▸ Problem to solve
Write out the opening lines of the data word for word, up to and including the line with "const ys = [y0901, y0902, y0908, y0911, y0914, y0915];", and leave every picture and every later line out.

▸ Data rows
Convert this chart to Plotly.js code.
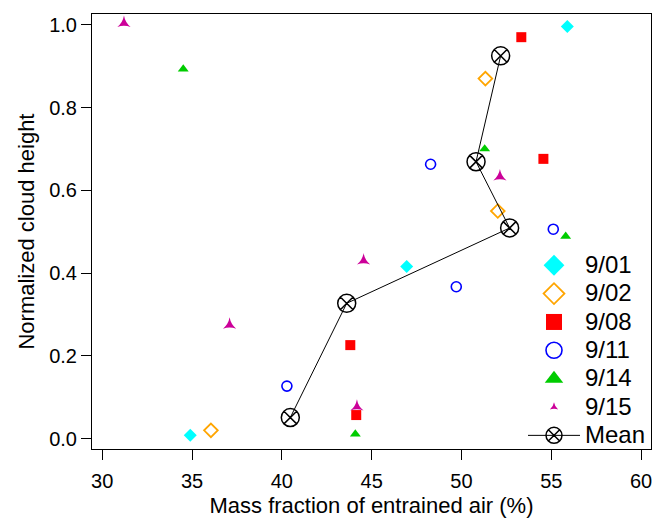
<!DOCTYPE html>
<html>
<head>
<meta charset="utf-8">
<script src="https://cdn.plot.ly/plotly-3.0.1.min.js"></script>
<style>html,body{margin:0;padding:0;background:#fff;}#chart{width:653px;height:520px;}</style>
</head>
<body>
<div id="chart"></div>
<script>
// Series data (mass fraction of entrained air %, normalized cloud height)
const seriesNames = ['9/01', '9/02', '9/08', '9/11', '9/14', '9/15'];
const x0901 = [55.89, 46.95, 34.90];
const y0901 = [0.996, 0.416, 0.008];
const x0902 = [51.33, 52.02, 36.05];
const y0902 = [0.870, 0.550, 0.020];
const x0908 = [53.33, 54.56, 43.81, 44.14];
const y0908 = [0.970, 0.676, 0.226, 0.057];
const x0911 = [48.28, 55.11, 49.71, 40.28];
const y0911 = [0.663, 0.506, 0.367, 0.127];
const x0914 = [34.51, 51.29, 55.80, 44.09];
const y0914 = [0.893, 0.700, 0.489, 0.011];
const x0915 = [31.21, 52.14, 44.55, 37.09, 44.18];
const y0915 = [1.004, 0.633, 0.430, 0.275, 0.077];
const xMean = [40.47, 43.61, 52.68, 50.81, 52.18];
const yMean = [0.051, 0.327, 0.509, 0.669, 0.925];
const xTitle = 'Mass fraction of entrained air (%)';
const yTitle = 'Normalized cloud height';

const xs = [x0901, x0902, x0908, x0911, x0914, x0915];
const ys = [y0901, y0902, y0908, y0911, y0914, y0915];

const styles = [
  {symbol: 'diamond', color: '#00FFFF', size: 10, lsize: 16, line: {width: 0}},
  {symbol: 'diamond-open', color: '#FFA500', size: 10.5, lsize: 16, line: {width: 1.8, color: '#FFA500'}},
  {symbol: 'square', color: '#FF0000', size: 10, lsize: 16, line: {width: 0}},
  {symbol: 'circle-open', color: '#0000FF', size: 10, lsize: 16, line: {width: 1.6, color: '#0000FF'}},
  {symbol: 'triangle-up', color: '#00CC00', size: 9.5, lsize: 16, line: {width: 0}},
  {symbol: 'star-triangle-up', color: '#CC0099', size: 9.5, lsize: 6, line: {width: 0}}
];

const legendText = name => '<span style="font-size:24px">' + name + '</span>';

const traces = [];
for (let i = 0; i < seriesNames.length; i++) {
  const s = styles[i];
  traces.push({
    type: 'scatter', mode: 'markers', x: xs[i], y: ys[i], name: seriesNames[i],
    showlegend: false, hoverinfo: 'x+y',
    marker: {symbol: s.symbol, color: s.color, size: s.size, line: s.line}
  });
}
traces.push({
  type: 'scatter', mode: 'lines+markers', x: xMean, y: yMean, name: 'Mean',
  showlegend: false,
  line: {color: '#000', width: 1},
  marker: {symbol: 'circle-x-open', color: '#000', size: 18, line: {width: 1.5, color: '#000'}}
});
// legend entries
for (let i = 0; i < seriesNames.length; i++) {
  const s = styles[i];
  traces.push({
    type: 'scatter', mode: 'markers', x: [null], y: [null], name: legendText(seriesNames[i]),
    marker: {symbol: s.symbol, color: s.color, size: s.lsize, line: s.line}
  });
}
traces.push({
  type: 'scatter', mode: 'lines+markers', x: [null], y: [null], name: legendText('Mean'),
  line: {color: '#000', width: 1},
  marker: {symbol: 'circle-x-open', color: '#000', size: 16, line: {width: 1.5, color: '#000'}}
});

const FONT = 'Liberation Sans, Arial, sans-serif';
const axisCommon = {
  showgrid: false, zeroline: false, showline: true, mirror: true,
  linecolor: '#000', linewidth: 1,
  ticks: 'outside', ticklen: 10, tickwidth: 1, tickcolor: '#000',
  tickfont: {family: FONT, size: 20, color: '#000'}
};

const layout = {
  width: 653, height: 520,
  margin: {l: 92, r: 2, t: 14, b: 71},
  paper_bgcolor: '#fff', plot_bgcolor: '#fff',
  font: {family: FONT, color: '#000'},
  xaxis: Object.assign({}, axisCommon, {
    range: [29.43, 60.55], tickvals: [30, 35, 40, 45, 50, 55, 60],
    ticklabelstandoff: 4,
    title: {text: xTitle, font: {family: FONT, size: 22}, standoff: 6}
  }),
  yaxis: Object.assign({}, axisCommon, {
    range: [-0.025, 1.026], tickvals: [0, 0.2, 0.4, 0.6, 0.8, 1.0], tickformat: '.1f'
  }),
  annotations: [{
    text: yTitle, xref: 'paper', yref: 'paper', x: -0.118, y: 0.5,
    xanchor: 'center', yanchor: 'middle', textangle: -90, showarrow: false,
    font: {family: FONT, size: 22, color: '#000'}
  }],
  legend: {
    x: 1, xanchor: 'right', y: -0.014, yanchor: 'bottom',
    bgcolor: 'rgba(0,0,0,0)', borderwidth: 0,
    font: {family: FONT, size: 19.5, color: '#000'},
    tracegroupgap: 0, itemsizing: 'trace', itemwidth: 52
  },
  showlegend: true
};

Plotly.newPlot('chart', traces, layout, {displayModeBar: false, staticPlot: true});
</script>
</body>
</html>
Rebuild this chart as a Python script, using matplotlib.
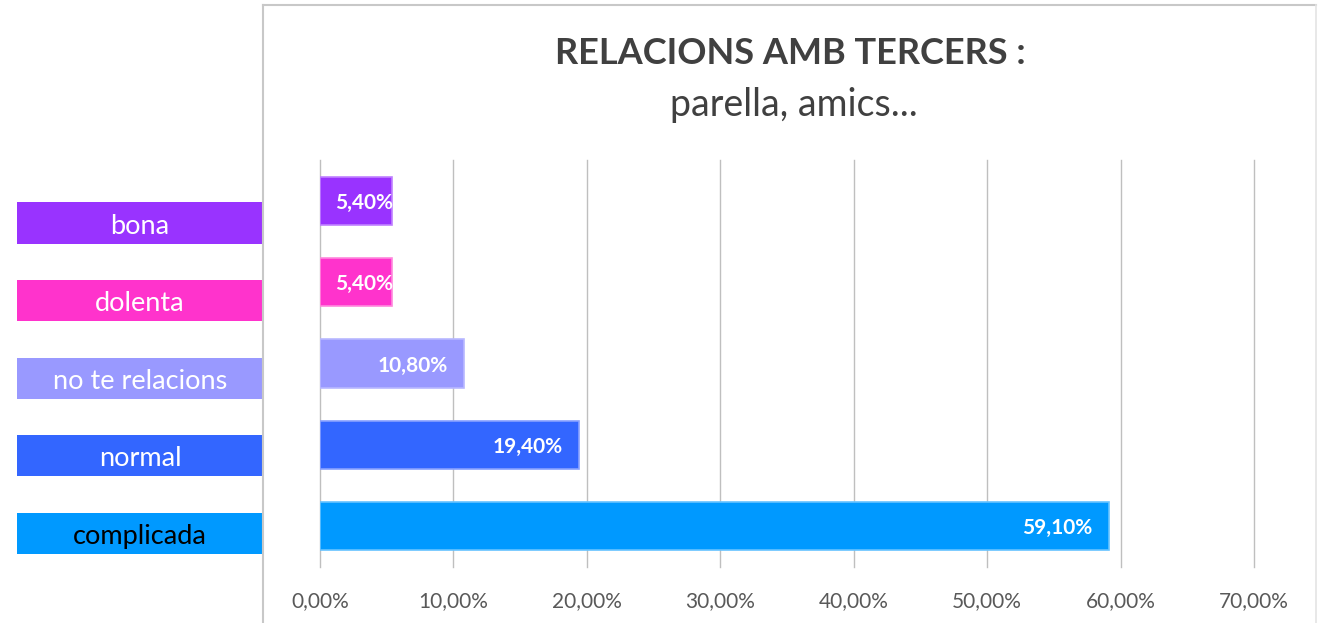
import matplotlib
matplotlib.use("Agg")
import matplotlib.pyplot as plt
from matplotlib.lines import Line2D

categories = ["bona", "dolenta", "no te relacions", "normal", "complicada"]
values = [0.054, 0.054, 0.108, 0.194, 0.591]
value_labels = ["5,40%", "5,40%", "10,80%", "19,40%", "59,10%"]
colors = ["#9933FF", "#FF33CC", "#9999FF", "#3366FF", "#0099FF"]
edge_colors = ["#C080FF", "#FF88DD", "#B8B8FF", "#88A0FF", "#66C2FF"]
label_text_colors = ["white", "white", "white", "white", "black"]
xticks = [0, 0.1, 0.2, 0.3, 0.4, 0.5, 0.6, 0.7]
xtick_labels = ["0,00%", "10,00%", "20,00%", "30,00%", "40,00%", "50,00%", "60,00%", "70,00%"]
title_main = "RELACIONS AMB TERCERS :"
title_sub = "parella, amics..."

W, H = 1322, 623
DPI = 100
plt.rcParams['font.family'] = ['Lato', 'DejaVu Sans']
fig = plt.figure(figsize=(W / DPI, H / DPI), dpi=DPI)

def fx(px):
    return px / W

def fy(py):
    return 1 - py / H

# main chart axes
ax = fig.add_axes([fx(320), fy(567), fx(1254) - fx(320), fy(160) - fy(567)])
ypos = list(range(len(categories)))
bars = ax.barh(ypos, values, height=0.59, color=colors, edgecolor=edge_colors, linewidth=1.2, zorder=3)
ax.set_xlim(0, 0.70)
ax.set_ylim(len(categories) - 0.5, -0.5)
ax.set_xticks(xticks)
ax.set_xticklabels(xtick_labels, fontsize=15, color="#595959")
ax.tick_params(axis='x', length=0, pad=17)
ax.set_yticks([])
for s in ax.spines.values():
    s.set_visible(False)
ax.grid(axis='x', color="#BFBFBF", linewidth=1.0, zorder=0)
ax.set_axisbelow(True)
for gl in ax.get_xgridlines():
    gl.set_clip_on(False)

fig.canvas.draw()
renderer = fig.canvas.get_renderer()
for b, v, lab in zip(bars, values, value_labels):
    t = ax.annotate(lab, xy=(v, b.get_y() + b.get_height() / 2), xytext=(-16 * 72 / DPI, -2 * 72 / DPI),
                    textcoords='offset points', ha='right', va='center',
                    color='white', fontsize=15, fontweight='bold', zorder=5)
    bb = t.get_window_extent(renderer)
    x0_px = ax.transData.transform((0, 0))[0]
    if bb.x0 < x0_px + 15:
        shift = (x0_px + 15) - bb.x0
        t.xyann = (-16 * 72 / DPI + shift * 72 / DPI, -2 * 72 / DPI)

# left category label boxes
axl = fig.add_axes([fx(17), fy(572.3), fx(263) - fx(17), fy(184.2) - fy(572.3)])
axl.barh(ypos, [1] * len(categories), height=0.53, color=colors, edgecolor='none')
axl.set_xlim(0, 1)
axl.set_ylim(len(categories) - 0.5, -0.5)
axl.axis('off')
for y, c, tc in zip(ypos, categories, label_text_colors):
    axl.annotate(c, xy=(0.5, y), xytext=(0, -3 * 72 / DPI), textcoords='offset points',
                 ha='center', va='center', color=tc, fontsize=19.5)

# titles
fig.text(fx(790), fy(54), title_main, ha='center', va='center', fontsize=26, fontweight='bold', color="#404040")
fig.text(fx(794), fy(105), title_sub, ha='center', va='center', fontsize=27, color="#404040")

# chart frame
frame_c = "#C8C8C8"
fig.add_artist(Line2D([fx(263), fx(263)], [fy(5), 0], color=frame_c, linewidth=1.5, transform=fig.transFigure))
fig.add_artist(Line2D([fx(263), fx(1316)], [fy(5), fy(5)], color=frame_c, linewidth=1.5, transform=fig.transFigure))
fig.add_artist(Line2D([fx(1316), fx(1316)], [fy(5), 0], color="#E4E4E4", linewidth=1.2, transform=fig.transFigure))

fig.savefig("out.png", dpi=DPI)
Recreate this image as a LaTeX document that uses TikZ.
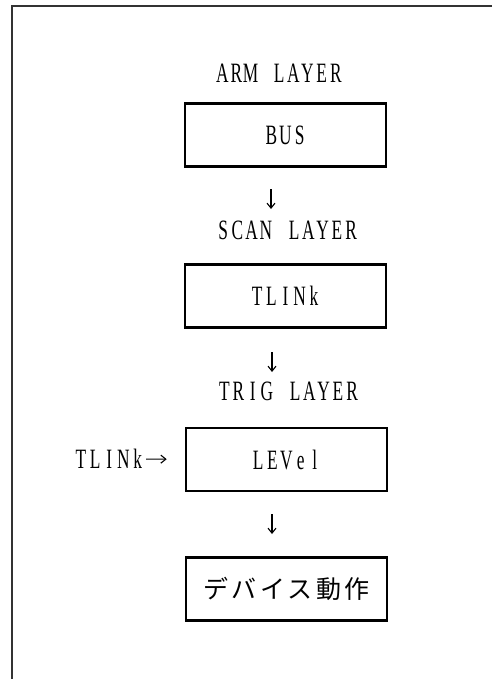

▸ Full output
Convert this chart to Plotly.js code.
<!DOCTYPE html>
<html>
<head>
<meta charset="utf-8">
<script src="https://cdn.plot.ly/plotly-3.0.1.min.js"></script>
<style>html,body{margin:0;padding:0;background:#fff;}#chart{width:653px;height:520px;}</style>
</head>
<body>
<div id="chart"></div>
<script>
// Series data (mass fraction of entrained air %, normalized cloud height)
const seriesNames = ['9/01', '9/02', '9/08', '9/11', '9/14', '9/15'];
const x0901 = [55.89, 46.95, 34.90];
const y0901 = [0.996, 0.416, 0.008];
const x0902 = [51.33, 52.02, 36.05];
const y0902 = [0.870, 0.550, 0.020];
const x0908 = [53.33, 54.56, 43.81, 44.14];
const y0908 = [0.970, 0.676, 0.226, 0.057];
const x0911 = [48.28, 55.11, 49.71, 40.28];
const y0911 = [0.663, 0.506, 0.367, 0.127];
const x0914 = [34.51, 51.29, 55.80, 44.09];
const y0914 = [0.893, 0.700, 0.489, 0.011];
const x0915 = [31.21, 52.14, 44.55, 37.09, 44.18];
const y0915 = [1.004, 0.633, 0.430, 0.275, 0.077];
const xMean = [40.47, 43.61, 52.68, 50.81, 52.18];
const yMean = [0.051, 0.327, 0.509, 0.669, 0.925];
const xTitle = 'Mass fraction of entrained air (%)';
const yTitle = 'Normalized cloud height';

const xs = [x0901, x0902, x0908, x0911, x0914, x0915];
const ys = [y0901, y0902, y0908, y0911, y0914, y0915];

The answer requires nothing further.